The first Psalm compares a tree planted by rivers of water and the chaff driven by the wind (vv. 3-4). In similar fashion, Psalm 92 compares the wicked to grass that is destroyed (v. 7) and the righteous to a flourishing palm tree (v. 12). The psalmist writes: “The righteous shall flourish like a palm tree, he shall grow like a cedar in Lebanon. Those who are planted in the house of the Lord shall flourish in the courts of our God. They shall still bear fruit in old age; they shall be fresh and flourishing, to declare that the Lord is upright; He is my rock, and there is no unrighteousness in Him” (vv. 12-15). Consider how befitting this inspired simile is.
Palm trees are distinctive. All the branches and fruit of palms are at the top of the tree. This makes them quite distinct from other trees.
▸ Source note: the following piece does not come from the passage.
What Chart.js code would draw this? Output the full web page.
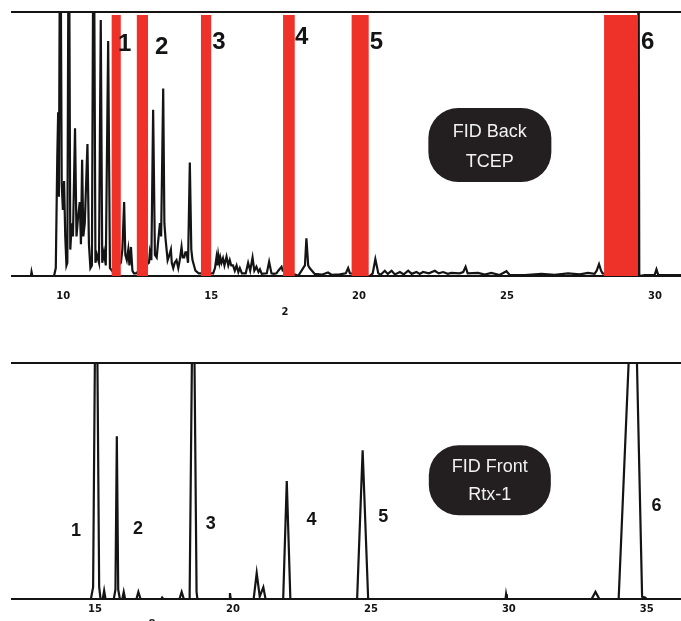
<!DOCTYPE html>
<html>
<head>
<meta charset="utf-8">
<script src="https://cdn.jsdelivr.net/npm/chart.js@4.4.1/dist/chart.umd.min.js"></script>
<style>
  body { margin: 0; background: #fff; }
  #wrap { position: relative; width: 681px; height: 621px; overflow: hidden; }
  canvas { position: absolute; left: 0; }
  #backChart { top: 0; }
  #frontChart { top: 321px; }
</style>
</head>
<body>
<div id="wrap">
  <canvas id="backChart" width="681" height="320"></canvas>
  <canvas id="frontChart" width="681" height="300"></canvas>
</div>
<script>
// FID Back (TCEP) trace: retention time in min, signal as fraction of full scale
const backTime = [
  8.27, 8.91, 8.93, 8.96, 9.69, 9.75, 9.80, 9.83, 9.855, 9.90, 9.95, 9.99, 10.03, 10.07,
  10.11, 10.14, 10.19, 10.24, 10.29, 10.33, 10.40, 10.45, 10.50, 10.56, 10.60, 10.64, 10.68,
  10.73, 10.82, 10.87, 10.92, 10.97, 11.03, 11.09, 11.14, 11.21, 11.27, 11.32, 11.38, 11.44,
  11.52, 11.58, 11.65, 11.95, 12.00, 12.06, 12.10, 12.15, 12.20, 12.24, 12.29, 12.34, 12.39,
  12.46, 12.90, 12.93, 12.98, 13.04, 13.10, 13.16, 13.20, 13.27, 13.31, 13.38, 13.42, 13.46,
  13.53, 13.59, 13.64, 13.67, 13.72, 13.77, 13.83, 13.89, 13.94, 14.00, 14.04, 14.09, 14.13,
  14.17, 14.22, 14.28, 14.33, 14.37, 14.47, 14.58, 15.07, 15.13, 15.18, 15.21, 15.24, 15.28,
  15.31, 15.35, 15.40, 15.45, 15.52, 15.58, 15.63, 15.68, 15.74, 15.80, 15.86, 15.92, 15.97,
  16.04, 16.17, 16.25, 16.32, 16.40, 16.46, 16.53, 16.60, 16.65, 16.71, 16.88, 16.96, 17.04,
  17.12, 17.21, 17.27, 17.38, 17.42, 17.86, 17.94, 18.11, 18.17, 18.22, 18.28, 18.33, 18.50,
  18.74, 18.95, 19.08, 19.35, 19.55, 19.63, 19.69, 20.36, 20.46, 20.55, 20.65, 20.73, 20.87,
  20.97, 21.10, 21.21, 21.38, 21.51, 21.66, 21.78, 21.94, 22.05, 22.16, 22.36, 22.56, 22.69,
  22.84, 23.00, 23.12, 23.40, 23.52, 23.60, 23.67, 24.02, 24.25, 24.47, 24.75, 24.98, 25.09,
  25.60, 26.16, 26.61, 27.06, 27.46, 27.74, 27.96, 28.03, 28.11, 28.18, 28.23, 29.42, 29.445,
  29.47, 29.65, 29.99, 30.05, 30.11, 30.88
];
const backSignal = [
  0, 0, 0.016, 0, 0, 0.03, 0.45, 0.62, 0.30, 1.6, 0.35, 0.25, 0.36, 0.15,
  0.04, 0.05, 1.6, 0.10, 0.20, 0.15, 0.56, 0.15, 0.22, 0.28, 0.12, 0.44, 0.15,
  0.20, 0.50, 0.12, 0.03, 0.04, 1.6, 0.05, 0.08, 0.05, 0.97, 0.05, 0.09, 0.04,
  0.89, 0.03, 0.02, 0.05, 0.10, 0.28, 0.08, 0.06, 0.10, 0.04, 0.11, 0.02, 0.01,
  0.01, 0.05, 0.09, 0.06, 0.63, 0.08, 0.07, 0.12, 0.20, 0.15, 0.71, 0.20, 0.14,
  0.06, 0.08, 0.10, 0.05, 0.03, 0.05, 0.06, 0.03, 0.06, 0.11, 0.07, 0.07, 0.09,
  0.09, 0.05, 0.43, 0.10, 0.06, 0.02, 0.01, 0.01, 0.03, 0.07, 0.04, 0.08, 0.05,
  0.07, 0.05, 0.067, 0.04, 0.073, 0.04, 0.06, 0.04, 0.04, 0.02, 0.04, 0.015, 0.03,
  0.01, 0.01, 0.05, 0.02, 0.07, 0.02, 0.035, 0.015, 0.025, 0.008, 0.01, 0.054, 0.01,
  0.008, 0.01, 0.02, 0.035, 0.02, 0.005, 0, 0.03, 0.04, 0.143, 0.04, 0.03, 0.008,
  0.005, 0.013, 0.004, 0.006, 0.01, 0.03, 0.01, 0, 0.01, 0.064, 0.01, 0.005, 0.02,
  0.008, 0.02, 0.006, 0.015, 0.006, 0.02, 0.008, 0.015, 0.008, 0.015, 0.01, 0.02, 0.01,
  0.015, 0.008, 0.012, 0.01, 0.015, 0.035, 0.01, 0.012, 0.005, 0.012, 0.004, 0.018, 0.004,
  0.003, 0.008, 0.004, 0.01, 0.006, 0.012, 0.008, 0.02, 0.045, 0.02, 0.01, 0, 1.3,
  0, 0.003, 0.004, 0.025, 0.004, 0.003
];
const backTicks = [10, 15, 20, 25, 30];
// red windows on the TCEP trace
const bandStart = [11.63, 12.48, 14.65, 17.43, 19.74, 28.28];
const bandEnd = [11.95, 12.87, 15.01, 17.83, 20.33, 29.43];
const bandTop = 0.989;
const peakNames = ["1", "2", "3", "4", "5", "6"];
const backLabelTime = [12.08, 13.33, 15.26, 18.06, 20.59, 29.75];
const backLabelLevel = [0.879, 0.867, 0.886, 0.905, 0.886, 0.886];

// FID Front (Rtx-1) trace
const frontTime = [
  11.99, 14.85, 14.93, 15.04, 15.15, 15.20, 15.28, 15.33, 15.38, 15.68, 15.74, 15.79, 15.84,
  15.90, 15.99, 16.04, 16.09, 16.50, 16.57, 16.65, 17.40, 17.43, 17.46, 18.06, 18.14, 18.22,
  18.41, 18.43, 18.56, 18.68, 18.71, 19.86, 19.89, 19.92, 20.75, 20.86, 20.97, 21.10, 21.18,
  21.82, 21.95, 22.08, 24.50, 24.70, 24.90, 29.88, 29.90, 29.93, 33.00, 33.14, 33.28, 33.98,
  34.54, 34.83, 34.95, 35.00, 36.24
];
const frontSignal = [
  0, 0, 0.05, 1.7, 0.05, 0, 0, 0.035, 0, 0, 0.04, 0.69, 0.04,
  0, 0, 0.03, 0, 0, 0.03, 0, 0, 0.006, 0, 0, 0.03, 0,
  0, 0.03, 1.6, 0.03, 0, 0, 0.025, 0, 0, 0.11, 0.01, 0.05, 0,
  0, 0.50, 0, 0, 0.63, 0, 0, 0.02, 0, 0, 0.03, 0, 0,
  1.55, 0.01, 0.005, 0, 0
];
const frontTicks = [15, 20, 25, 30, 35];
const frontLabelTime = [14.31, 16.56, 19.19, 22.85, 25.45, 35.35];
const frontLabelLevel = [0.287, 0.295, 0.316, 0.333, 0.347, 0.394];

const ink = "#141414";
const tickFont = { family: "DejaVu Sans", weight: "bold", size: 10 };

function notesPlugin(cfg) {
  return {
    id: "notes",
    afterDraw(chart) {
      const { ctx } = chart;
      const x = chart.scales.x;
      const y = chart.scales.y;
      ctx.save();
      const cx = x.getPixelForValue(cfg.boxTime);
      const cy = y.getPixelForValue(cfg.boxLevel);
      ctx.fillStyle = "#231f20";
      ctx.beginPath();
      ctx.roundRect(cx - cfg.boxW / 2, cy - cfg.boxH / 2, cfg.boxW, cfg.boxH, 30);
      ctx.fill();
      ctx.fillStyle = "#f2f2f2";
      ctx.font = "18px 'Liberation Sans'";
      ctx.textAlign = "center";
      ctx.textBaseline = "middle";
      cfg.boxText.forEach((s, i) => {
        ctx.fillText(s, cx, cy + (i - 0.5) * cfg.lineGap + cfg.textShift);
      });
      ctx.fillStyle = ink;
      ctx.font = cfg.numFont;
      peakNames.forEach((n, i) => {
        ctx.fillText(n, x.getPixelForValue(cfg.times[i]), y.getPixelForValue(cfg.levels[i]));
      });
      ctx.font = "bold 10px 'DejaVu Sans'";
      ctx.fillText(cfg.stray[0], cfg.stray[1], cfg.stray[2]);
      ctx.restore();
    },
  };
}

function makeChart(canvasId, opt) {
  const datasets = [];
  if (opt.bands) {
    opt.bands.start.forEach((s, i) => {
      const e = opt.bands.end[i];
      datasets.push({
        data: [
          { x: s, y: 0 }, { x: s, y: bandTop },
          { x: e, y: bandTop }, { x: e, y: 0 },
        ],
        fill: "origin",
        backgroundColor: "#ee3229",
        borderWidth: 0,
        pointRadius: 0,
      });
    });
  }
  datasets.push({
    data: opt.time.map((t, i) => ({ x: t, y: opt.signal[i] })),
    borderColor: ink,
    borderWidth: 2.2,
    pointRadius: 0,
    tension: 0,
    fill: false,
  });

  return new Chart(document.getElementById(canvasId), {
    type: "line",
    data: { datasets },
    options: {
      responsive: false,
      animation: false,
      layout: { padding: { left: 12, right: 0, top: 0, bottom: 0 } },
      plugins: { legend: { display: false }, tooltip: { enabled: false } },
      scales: {
        x: {
          type: "linear",
          position: "bottom",
          min: opt.min,
          max: opt.max,
          afterBuildTicks: (s) => { s.ticks = opt.ticks.map((v) => ({ value: v })); },
          afterFit: (s) => { s.height = opt.bottomH; },
          grid: { display: false, drawTicks: false },
          border: { display: true, color: ink, width: 2 },
          ticks: { color: ink, font: tickFont, padding: opt.tickPad, maxRotation: 0 },
        },
        x2: {
          type: "linear",
          position: "top",
          min: opt.min,
          max: opt.max,
          afterFit: (s) => { s.height = opt.topH; },
          grid: { display: false, drawTicks: false },
          border: { display: true, color: ink, width: 2 },
          ticks: { display: false },
        },
        y: { display: false, min: 0, max: 1 },
      },
    },
    plugins: [notesPlugin(opt.notes)],
  });
}

makeChart("backChart", {
  time: backTime,
  signal: backSignal,
  ticks: backTicks,
  min: 8.27,
  max: 30.88,
  topH: 12,
  bottomH: 44,
  tickPad: 14,
  bands: { start: bandStart, end: bandEnd },
  notes: {
    boxTime: 24.42, boxLevel: 0.496, boxW: 123, boxH: 74,
    boxText: ["FID Back", "TCEP"], lineGap: 30, textShift: 2,
    numFont: "bold 24px 'Liberation Sans'",
    times: backLabelTime, levels: backLabelLevel,
    stray: ["2", 285, 312],
  },
});

makeChart("frontChart", {
  time: frontTime,
  signal: frontSignal,
  ticks: frontTicks,
  min: 11.99,
  max: 36.24,
  topH: 42,
  bottomH: 22,
  tickPad: 4,
  notes: {
    boxTime: 29.31, boxLevel: 0.503, boxW: 122, boxH: 70,
    boxText: ["FID Front", "Rtx-1"], lineGap: 28, textShift: 1,
    numFont: "bold 18px 'Liberation Sans'",
    times: frontLabelTime, levels: frontLabelLevel,
    stray: ["8", 152, 303],
  },
});
</script>
</body>
</html>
In a crooked and perverse generation, the righteous ought to be equally unique and distinct in their manner of life (Philippians 2:14-16)
Palm trees are hearty. They can grow and flourish where no other tree can survive. The only tree that grows in a desert oasis is a palm. Righteous people can live anywhere in the world. Lot lived righteously in Sodom. Jeremiah lived righteously in idol-filled Jerusalem. Jesus grew up pleasing before God (Luke 2:52) while living in notorious Nazareth (John 1:46).
Palm trees are abundantly fruitful. The average tree produces 300 to 400 pounds of fruit per year. Their deep roots and unique internal design for transporting water and nutrients through the heart of their trunks enable them to be bountifully fruitful. The righteous watch over their heart with all diligence (Proverbs 4:23) and hide God’s word in their heart (Psalm 119:11); therefore, they produce an abundant harvest of love, joy, peace, longsuffering, kindness, goodness, faithfulness, meekness, and self-control (Galatians 5:22-23). These godly virtues ensure that they are neither barren nor unfruitful in their knowledge of our Lord Jesus Christ (2 Peter 1:8).
How much do you and a palm tree have in common?